Il grado di generalizzabilità delle risultanze è inversamente proporzionale alla capacità del materiale raccolto di generare interrogativi, di mettere in discussione i paradigmi della professionalità, di suscitare emozione e apprendimento. Proprio in ragione del fatto che la ricerca vuole essere anche un momento di restituzione dell’ascolto e dell’accoglienza alle donne vittime di violenza (e quindi il partecipare stesso alla ricerca è già un momento di rivalsa rispetto alla situazione originaria) e uno stimolo per un cambiamento nella professionalità del personale infermieristico, la ricerca può essere considerata appartenente alla tipologia della Ricerca-azione, ossia una strategia finalizzata anche nel suo processo stesso a trovare soluzione ad un problema in maniera partecipata tra soggetti ricercatori e soggetti coinvolti nella ricerca.

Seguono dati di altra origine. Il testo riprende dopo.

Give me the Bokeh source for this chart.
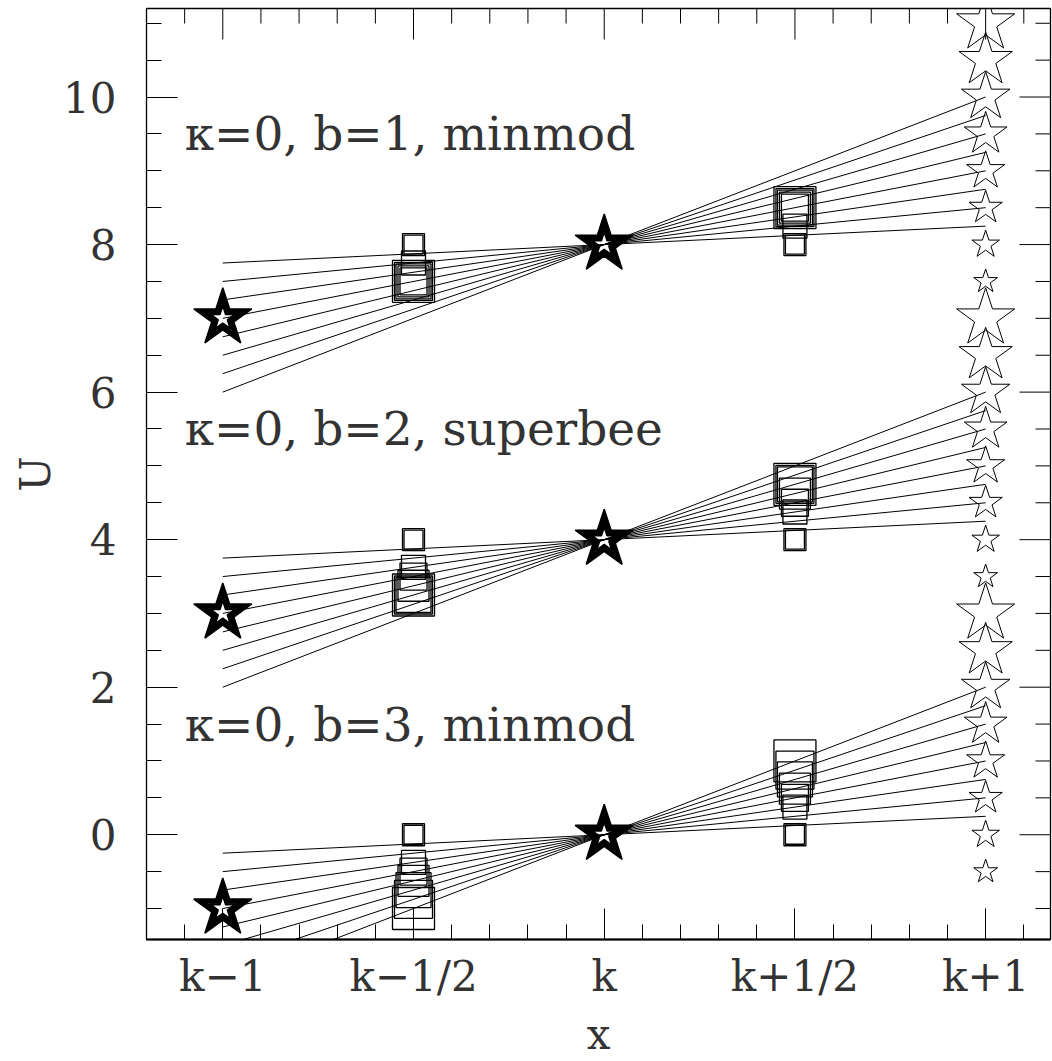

La Metodologia Autobiografica pone al centro dell’attenzione l’attitudine degli esseri umani a raccontare, a raccontarsi e a costruire in questo modo la propria identità e il proprio senso esistenziale. La Medicina Narrativa ne declina gli aspetti nell’ambito delle esperienze di malattia e di cura. La chiave di volta è nel prendersi cura delle storie di malattie e restituire ai soggetti coinvolti il diritto alla propria autobiografia.

Campione

La ricerca coinvolge, in modo volontario, le donne vittime di violenza seguite da Centri di Accoglienza e di Ospitalità dell’area della Provincia di Roma.  Le donne vengono selezionate dalle responsabili dei Centri Antiviolenza in base all’opportunità di affrontare il ricordo e l’espressione di esso rispetto al percorso di uscita dal disagio. A discrezione e su indicazione delle responsabili dei Centri, possono essere contattate anche donne che hanno transitato nei Centri di Accoglienza e non ne sono ospiti. Le testimonianze sono raccolte nell’intervallo di tempo previsto nel progetto (fase 3 – durata sei mesi). Non è possibile calcolare la responsività a priori, ma si prevede un campione numericamente interessante in considerazione del numero di donne che contatta i Centri Antiviolenza (ad es. per il 2006, l’attività di accoglienza e ospitalità dei centri gestiti dall’Associazione Differenza Donna ha interessato 1500 donne, di cui quasi il 70% italiane).

Strumenti

Utilizzo di un dispositivo di scrittura autobiografica finalizzato a facilitare la ricostruzione e la descrizione dell’esperienza oggetto dello studio. 

Procedure

Il dispositivo è definito e validato a livello metodologico, deontologico ed etico.

La somministrazione  è effettuata dalle responsabili dei Centri Anti-violenza, che selezionano il campione, scegliendo le partecipanti in base all’appropriatezza non solo rispetto allo stato di salute psico-fisica ed esistenziale.

Il gruppo di ricerca raccoglie e studia il materiale autobiografico secondo le metodologie qualitative di analisi dei testi.

Il materiale autobiografico è reso pubblicabile con un’opera di editingche rispetti i requisiti letterari, deontologici, di privacy e di tutela medico-legale.

Risultati attesi

o    Raccolta pubblicabile di storie di cura, vissuti e percezioni di donne vittime di violenza che hanno contattato strutture sanitarie, utilizzabili per la riflessione e la formazione di competenze organizzative, relazionali ed emozionali.

o    Risultanze aggregate di tipo qualitativo sulla qualità dei percorsi assistenziali, sull’atteggiamento del personale infermieristico e sanitario.

o   Avvio di relazione istituzionale tra il Collegio IPASVI e le associazioni di tutela e di accoglienza delle donne vittime di violenza.

Indicatori

Numero di storie pubblicabili raccolte

Articoli scientifici e pubblicazioni

Presentazioni e Partecipazioni a congressi

Rilevanza

Data la diffusione del fenomeno della violenza, già da tempo è stato chiesto, sia a livello  nazionale che internazionale, alle professioni sanitarie coinvolte di promuovere un miglioramento della capacità di riconoscimento del fenomeno, di accoglienza, di ascolto, di supporto che vada oltre la mera esecuzione di gesti tecnici. La ricerca intende costituire un punto di partenza in tal senso e, nello stesso tempo, dare visibilità all’intenzione della professione infermieristica di assumersi una responsabilità nel contrasto ai fenomeni di violenza e nella risposta ai bisogni di salute da essi generati.